I am wondering how much sq. ft. a 50lb bag of rock salt will cover, on average. Im having a hard time coming up with a way to figure out how many bags of salt I will need to cover a givin area. I do not want to use bulk salt at this time. Any ideas would be appreciated.
Thanks


----------



## REAPER (Nov 23, 2004)

Every thing is a variable in this type of question. 

What kind of spreader?
How thick is the ice?
Is it still snowing when you are ready to leave?
Is it a wet heavy snow and is really cold out?
Are there drifting area's?
How do the people want the salt? (just in driving lanes or entire lot?
How much car traffic?


I use 5 - 50# bags on a typical Wendy's parking lot if it has stopped snowing and I do it at 12 AM or later so there isn't much traffic.
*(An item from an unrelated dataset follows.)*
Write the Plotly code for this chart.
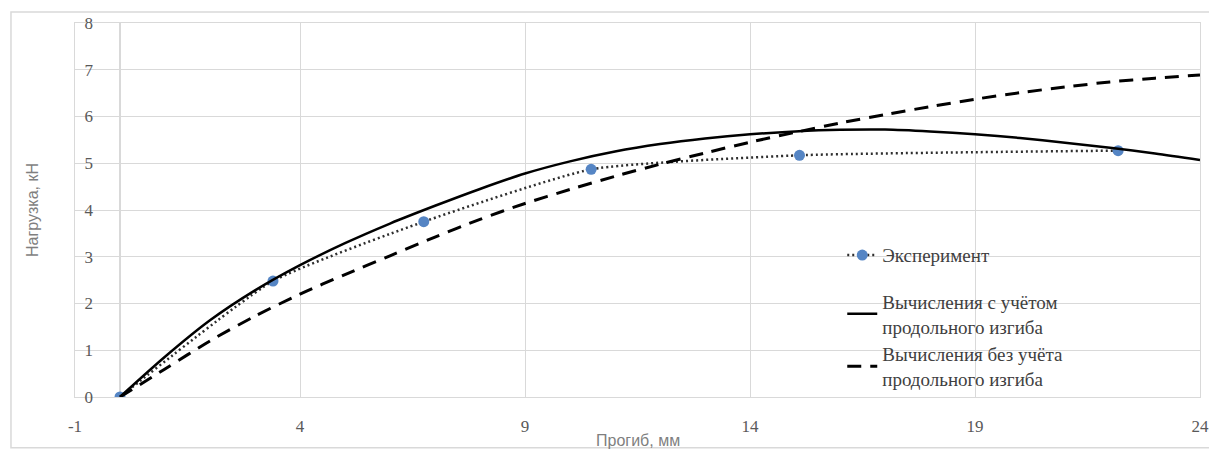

I have used up to 10 bags on same lot during a heavy wet snow and temps were below 25 degrees.


----------



## rpmlawncare (Oct 28, 2006)

Thanks for the reply, I understand there are variables. What I am asking is this.....
I am quoting jobs, so I am measuring dry lots this time of year to get a sq. ft. area. I want to know how many bags I should figure on a quote. I have customers that want to know ahead of time how much the salting will be...they understand it will change from time to time. I just need to come up with a formula to use to "estimate" a price for customers.
Thanks


----------



## jcesar (Sep 14, 2006)

TO be safe, I usually figure, 1000sq ft for 10 to 15 lbs. But I usually get about 1200 sq ft out of the same lbs. Hope this helps. Spreader type will vary this tremendously. JMO


----------



## Runner (Jul 21, 2000)

For clean, dry, bagged salt, - this is about right on.


----------



## Clapper&Company (Jan 4, 2005)

With every thing 100% right, the spreder, the salt, the weather so on, the salt company will say you can get 10,000 Sq ft per 50lbs. 

I say we can get around 5,000 sq ft, most of the time..

Are you charging by the App., or the bag, or what??
We charge by the 100lbs applyed or by the app depending on a few things.
by, the 100lbs is the safe way but it you charge by the app, you just got to play with the amout of salt applyed each time and it will even out. Also make sure they know if its real bad and you have to apply twice as much the you do, charge them for 2 apps.


----------